OUR SOULS AT NIGHT
Many of you must have already read a touching Post on social media about Ritesh Batra’s (Remember his movie ‘Lunch Box’?) English movie, ‘Our Souls at Night’. In fact, I first heard about this movie, some weeks ago, when this Post began to do rounds on social media. Since then, several people have sent me this Post…
It’s a lovely Post capturing the beautiful old-age romance of Addie (Jane Fonda), a widow, and Louis Waters (Robert Redford), a widower. The story is about how these two, who are in their seventies, and who live alone in their respective houses opposite each other’s, decide to spend their time – particularly nights – together. Addie, one fine day, rings Louis’s doorbell and makes the first move: “Would you mind coming over to my place to sleep with me… Just to do away the loneliness?”
Even in a so-called ‘open society’ like America, such an idea sounds outrageous and scandalous. But, Addie is honest and confident… She isn’t worried about what people would say. But, Louis is a bit conservative, shy and scared.
And, that’s what makes this romantic story very unique and heartwarming!
They say, as you age, you look for a companion in your relationship with your partner and not for someone who can turn you on! This is the time, the aggression and ego undergo the process of mellowing down… Sexual intimacy makes way for the intimacy of two souls… Most of the relationships truly flower in these years of sunset… The wrinkles bring into the eyes a special kind of twinkle… It’s beyond the physical level!
A couple of years ago, one night, my wife and I received a small note on our phones:
“We are delighted to share the good news! Our dad, Robert, will start his second innings by tying a wedding knot with Sara in a simple church ceremony. Please join us in wishing them a very happy and healthy life together. Allen, Felix and Wilma (Children)”*
Robert uncle was in his mid-seventies and had lost his wife, a few years earlier, for cancer. They were a very loving couple, and their three children, who had now sent us the invite, were amazing adults now with their respective spouses and children. That night, when my wife and I read the message, it did take us by surprise. We don’t hear such things in India very often. But, here it was… An event handled with loads of grace, dignity and confidence. We really felt happy for the family of Robert uncle and his three children.

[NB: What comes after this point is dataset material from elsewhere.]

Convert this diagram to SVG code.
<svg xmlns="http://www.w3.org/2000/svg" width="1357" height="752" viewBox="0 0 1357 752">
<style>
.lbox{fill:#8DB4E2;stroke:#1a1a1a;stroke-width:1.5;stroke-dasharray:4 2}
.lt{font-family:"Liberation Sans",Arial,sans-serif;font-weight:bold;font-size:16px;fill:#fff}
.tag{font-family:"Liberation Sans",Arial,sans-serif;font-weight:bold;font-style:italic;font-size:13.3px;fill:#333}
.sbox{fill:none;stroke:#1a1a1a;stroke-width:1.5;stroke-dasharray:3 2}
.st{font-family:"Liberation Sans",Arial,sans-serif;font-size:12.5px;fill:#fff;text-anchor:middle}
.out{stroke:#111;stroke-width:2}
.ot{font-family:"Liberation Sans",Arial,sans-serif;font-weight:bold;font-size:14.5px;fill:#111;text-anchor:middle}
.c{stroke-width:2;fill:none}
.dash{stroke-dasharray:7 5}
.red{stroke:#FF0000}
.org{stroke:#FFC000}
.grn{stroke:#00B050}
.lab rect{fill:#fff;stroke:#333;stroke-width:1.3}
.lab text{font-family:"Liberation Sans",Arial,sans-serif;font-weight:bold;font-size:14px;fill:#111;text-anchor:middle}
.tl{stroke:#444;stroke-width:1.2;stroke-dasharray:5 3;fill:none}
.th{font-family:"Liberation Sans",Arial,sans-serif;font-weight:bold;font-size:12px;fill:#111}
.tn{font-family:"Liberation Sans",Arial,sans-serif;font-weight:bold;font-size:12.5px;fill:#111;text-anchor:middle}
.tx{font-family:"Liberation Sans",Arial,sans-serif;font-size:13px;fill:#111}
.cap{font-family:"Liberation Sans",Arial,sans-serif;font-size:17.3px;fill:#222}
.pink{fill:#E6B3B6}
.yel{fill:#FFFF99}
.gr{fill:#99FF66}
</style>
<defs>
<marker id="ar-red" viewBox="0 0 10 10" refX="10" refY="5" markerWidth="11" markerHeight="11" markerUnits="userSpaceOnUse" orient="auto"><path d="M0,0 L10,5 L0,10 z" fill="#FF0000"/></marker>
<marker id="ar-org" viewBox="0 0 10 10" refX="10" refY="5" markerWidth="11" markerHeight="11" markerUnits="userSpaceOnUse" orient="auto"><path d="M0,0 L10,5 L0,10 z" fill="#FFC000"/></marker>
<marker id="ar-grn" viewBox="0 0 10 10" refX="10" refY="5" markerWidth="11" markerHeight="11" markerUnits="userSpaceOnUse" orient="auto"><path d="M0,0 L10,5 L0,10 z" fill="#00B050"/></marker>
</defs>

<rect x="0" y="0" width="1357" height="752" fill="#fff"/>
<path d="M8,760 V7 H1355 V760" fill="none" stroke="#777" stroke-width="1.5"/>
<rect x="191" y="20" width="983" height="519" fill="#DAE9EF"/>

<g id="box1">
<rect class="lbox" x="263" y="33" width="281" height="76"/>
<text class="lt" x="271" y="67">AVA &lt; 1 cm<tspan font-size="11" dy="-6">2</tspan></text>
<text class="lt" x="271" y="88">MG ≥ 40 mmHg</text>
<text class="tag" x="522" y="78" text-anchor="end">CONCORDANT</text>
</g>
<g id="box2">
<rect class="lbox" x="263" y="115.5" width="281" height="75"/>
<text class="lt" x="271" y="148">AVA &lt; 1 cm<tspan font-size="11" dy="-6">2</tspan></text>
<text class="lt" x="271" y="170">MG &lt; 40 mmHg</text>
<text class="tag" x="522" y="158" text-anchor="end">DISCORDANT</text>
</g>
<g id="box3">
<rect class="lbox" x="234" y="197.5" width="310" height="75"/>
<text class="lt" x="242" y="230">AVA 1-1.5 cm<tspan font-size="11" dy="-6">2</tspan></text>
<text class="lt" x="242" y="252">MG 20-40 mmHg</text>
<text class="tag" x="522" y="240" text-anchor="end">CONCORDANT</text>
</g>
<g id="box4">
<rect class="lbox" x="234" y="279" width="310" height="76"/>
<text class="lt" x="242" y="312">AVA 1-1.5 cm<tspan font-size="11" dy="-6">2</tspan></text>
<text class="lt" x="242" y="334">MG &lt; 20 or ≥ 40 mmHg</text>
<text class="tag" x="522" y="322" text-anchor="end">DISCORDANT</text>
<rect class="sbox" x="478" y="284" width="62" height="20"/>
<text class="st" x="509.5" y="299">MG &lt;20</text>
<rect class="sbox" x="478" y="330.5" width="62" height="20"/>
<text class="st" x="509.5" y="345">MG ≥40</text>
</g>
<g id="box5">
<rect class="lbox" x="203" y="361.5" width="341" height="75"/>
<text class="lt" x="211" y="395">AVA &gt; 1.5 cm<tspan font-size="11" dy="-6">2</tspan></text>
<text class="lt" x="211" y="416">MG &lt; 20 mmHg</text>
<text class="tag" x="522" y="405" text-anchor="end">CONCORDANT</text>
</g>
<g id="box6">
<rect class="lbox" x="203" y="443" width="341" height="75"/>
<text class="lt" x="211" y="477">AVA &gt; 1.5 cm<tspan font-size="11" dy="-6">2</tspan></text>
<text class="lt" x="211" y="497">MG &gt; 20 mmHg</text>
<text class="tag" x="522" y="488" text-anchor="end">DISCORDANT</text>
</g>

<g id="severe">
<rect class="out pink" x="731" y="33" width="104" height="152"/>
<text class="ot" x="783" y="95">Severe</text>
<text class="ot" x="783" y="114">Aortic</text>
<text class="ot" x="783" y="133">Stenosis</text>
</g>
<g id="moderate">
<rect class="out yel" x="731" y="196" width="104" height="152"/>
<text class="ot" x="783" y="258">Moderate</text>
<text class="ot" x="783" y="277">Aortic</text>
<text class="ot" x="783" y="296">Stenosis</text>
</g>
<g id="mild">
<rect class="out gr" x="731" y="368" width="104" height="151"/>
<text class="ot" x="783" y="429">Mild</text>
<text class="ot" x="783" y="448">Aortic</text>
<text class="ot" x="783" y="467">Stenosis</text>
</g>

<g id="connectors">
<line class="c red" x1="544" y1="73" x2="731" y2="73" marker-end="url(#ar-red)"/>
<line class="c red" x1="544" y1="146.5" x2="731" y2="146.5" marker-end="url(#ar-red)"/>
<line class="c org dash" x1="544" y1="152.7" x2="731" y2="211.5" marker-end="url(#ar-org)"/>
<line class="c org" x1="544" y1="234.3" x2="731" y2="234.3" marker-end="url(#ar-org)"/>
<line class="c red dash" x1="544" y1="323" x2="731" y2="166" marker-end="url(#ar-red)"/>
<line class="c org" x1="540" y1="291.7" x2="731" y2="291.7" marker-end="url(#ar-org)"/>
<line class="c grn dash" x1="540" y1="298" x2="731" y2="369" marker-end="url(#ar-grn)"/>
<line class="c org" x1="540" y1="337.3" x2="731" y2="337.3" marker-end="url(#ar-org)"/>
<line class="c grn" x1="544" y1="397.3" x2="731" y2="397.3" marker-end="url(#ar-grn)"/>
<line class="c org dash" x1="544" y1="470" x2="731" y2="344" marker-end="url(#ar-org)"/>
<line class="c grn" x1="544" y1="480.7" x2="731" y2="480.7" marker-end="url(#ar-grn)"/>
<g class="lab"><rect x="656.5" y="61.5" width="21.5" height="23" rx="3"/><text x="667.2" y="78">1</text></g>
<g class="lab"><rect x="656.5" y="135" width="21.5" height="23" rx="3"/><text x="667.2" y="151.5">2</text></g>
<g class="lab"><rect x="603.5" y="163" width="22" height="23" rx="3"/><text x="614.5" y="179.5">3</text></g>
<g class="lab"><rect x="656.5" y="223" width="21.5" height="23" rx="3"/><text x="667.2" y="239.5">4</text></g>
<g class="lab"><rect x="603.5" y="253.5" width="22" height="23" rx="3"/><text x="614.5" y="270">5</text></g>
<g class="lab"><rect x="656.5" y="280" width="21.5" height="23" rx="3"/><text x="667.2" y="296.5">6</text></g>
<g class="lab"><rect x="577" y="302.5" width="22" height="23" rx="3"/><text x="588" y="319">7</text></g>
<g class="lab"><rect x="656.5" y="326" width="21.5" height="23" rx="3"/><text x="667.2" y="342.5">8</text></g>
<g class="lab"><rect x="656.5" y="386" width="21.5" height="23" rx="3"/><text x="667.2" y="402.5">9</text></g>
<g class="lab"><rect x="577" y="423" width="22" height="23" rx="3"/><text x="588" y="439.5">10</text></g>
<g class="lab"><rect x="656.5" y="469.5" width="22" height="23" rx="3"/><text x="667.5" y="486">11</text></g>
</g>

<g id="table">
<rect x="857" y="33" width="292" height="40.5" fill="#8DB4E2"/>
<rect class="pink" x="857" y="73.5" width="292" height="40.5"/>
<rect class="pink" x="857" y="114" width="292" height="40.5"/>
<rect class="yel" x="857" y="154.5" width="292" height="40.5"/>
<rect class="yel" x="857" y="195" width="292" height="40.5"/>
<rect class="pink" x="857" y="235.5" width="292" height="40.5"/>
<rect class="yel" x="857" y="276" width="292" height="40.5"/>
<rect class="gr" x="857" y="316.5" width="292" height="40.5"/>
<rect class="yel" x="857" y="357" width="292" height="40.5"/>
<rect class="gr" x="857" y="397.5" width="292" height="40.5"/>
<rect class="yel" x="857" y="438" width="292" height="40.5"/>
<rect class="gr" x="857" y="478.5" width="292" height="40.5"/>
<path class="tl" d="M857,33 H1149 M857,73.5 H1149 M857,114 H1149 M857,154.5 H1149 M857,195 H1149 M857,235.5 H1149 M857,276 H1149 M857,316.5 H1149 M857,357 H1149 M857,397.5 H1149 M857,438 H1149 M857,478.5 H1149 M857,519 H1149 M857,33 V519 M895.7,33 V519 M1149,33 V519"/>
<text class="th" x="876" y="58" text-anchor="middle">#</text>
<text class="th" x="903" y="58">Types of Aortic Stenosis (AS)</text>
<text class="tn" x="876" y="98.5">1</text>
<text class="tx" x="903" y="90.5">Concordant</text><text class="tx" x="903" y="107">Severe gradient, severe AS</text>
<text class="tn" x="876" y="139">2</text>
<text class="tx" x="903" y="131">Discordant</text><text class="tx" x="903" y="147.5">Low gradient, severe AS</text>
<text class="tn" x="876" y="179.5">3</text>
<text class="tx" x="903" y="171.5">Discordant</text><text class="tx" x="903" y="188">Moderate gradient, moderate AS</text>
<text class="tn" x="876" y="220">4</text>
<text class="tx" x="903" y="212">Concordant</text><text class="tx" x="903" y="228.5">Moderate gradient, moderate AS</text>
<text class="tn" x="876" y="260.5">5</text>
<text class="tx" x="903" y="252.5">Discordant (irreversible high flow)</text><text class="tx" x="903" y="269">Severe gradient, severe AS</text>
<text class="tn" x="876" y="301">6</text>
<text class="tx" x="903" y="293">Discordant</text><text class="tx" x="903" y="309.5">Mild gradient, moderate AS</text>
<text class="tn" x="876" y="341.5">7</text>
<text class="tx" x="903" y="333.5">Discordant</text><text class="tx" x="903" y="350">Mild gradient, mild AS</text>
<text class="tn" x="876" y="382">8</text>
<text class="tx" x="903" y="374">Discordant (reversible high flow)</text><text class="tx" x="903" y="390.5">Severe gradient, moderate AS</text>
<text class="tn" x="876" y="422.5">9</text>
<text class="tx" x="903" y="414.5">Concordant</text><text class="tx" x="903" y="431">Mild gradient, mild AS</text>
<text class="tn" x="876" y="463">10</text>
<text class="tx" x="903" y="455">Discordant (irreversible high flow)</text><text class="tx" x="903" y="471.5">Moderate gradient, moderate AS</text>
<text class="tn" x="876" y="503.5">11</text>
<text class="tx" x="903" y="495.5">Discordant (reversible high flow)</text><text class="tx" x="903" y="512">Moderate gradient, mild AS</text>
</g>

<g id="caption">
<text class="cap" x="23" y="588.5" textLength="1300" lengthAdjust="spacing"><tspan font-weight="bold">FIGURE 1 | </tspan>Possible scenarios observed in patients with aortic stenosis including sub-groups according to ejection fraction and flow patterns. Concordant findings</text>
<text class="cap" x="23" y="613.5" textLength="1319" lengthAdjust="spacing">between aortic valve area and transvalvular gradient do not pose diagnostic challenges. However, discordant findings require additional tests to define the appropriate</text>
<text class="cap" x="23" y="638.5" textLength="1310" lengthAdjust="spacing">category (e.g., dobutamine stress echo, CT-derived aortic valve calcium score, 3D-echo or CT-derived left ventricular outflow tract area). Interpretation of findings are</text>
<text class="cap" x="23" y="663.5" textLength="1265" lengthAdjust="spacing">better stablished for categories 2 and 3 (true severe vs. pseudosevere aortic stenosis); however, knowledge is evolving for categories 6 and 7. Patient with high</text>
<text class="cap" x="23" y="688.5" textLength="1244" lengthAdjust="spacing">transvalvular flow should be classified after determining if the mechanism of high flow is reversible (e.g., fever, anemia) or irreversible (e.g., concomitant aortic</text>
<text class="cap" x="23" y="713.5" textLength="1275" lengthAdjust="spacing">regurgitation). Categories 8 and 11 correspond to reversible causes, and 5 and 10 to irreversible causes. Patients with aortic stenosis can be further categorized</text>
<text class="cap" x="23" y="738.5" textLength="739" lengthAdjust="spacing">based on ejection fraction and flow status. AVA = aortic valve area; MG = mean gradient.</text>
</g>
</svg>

Similarly, some years ago, Mr. Karunakaran*, (someone I had known very closely), who was 75 at that time, and a widower (He had lost his wife some years earlier for chronic diabetes) chose to remarry a widow, who was much younger in age. She had two children from her first marriage and Mr. Karunakaran, who had no children of his own, decided to make all of them his own. The marriage has been stable and the couple sees themselves more as companions rather than the stereotype married couples.
Do we all long for companionship in our married lives as we age? Is it our need for sexual closeness, the bond of children and grandchildren along with the fear of ‘public opinion’ that keeps us ‘bound together’ till death does us apart? Or, is it something deeper and more sublime than that?
I believe, that there is a deeper need in our souls to be ‘together’ and feel that warmth and companionship as our skin begins to wrinkle and joints begin to ache… The thirst of the heart, I believe, increases as we walk towards our sunsets… and the thirst of our bodies slowly diminishes…
Is that not something so beautiful?
Please watch ‘Our Souls at Night’. You will get a good romantic sleep!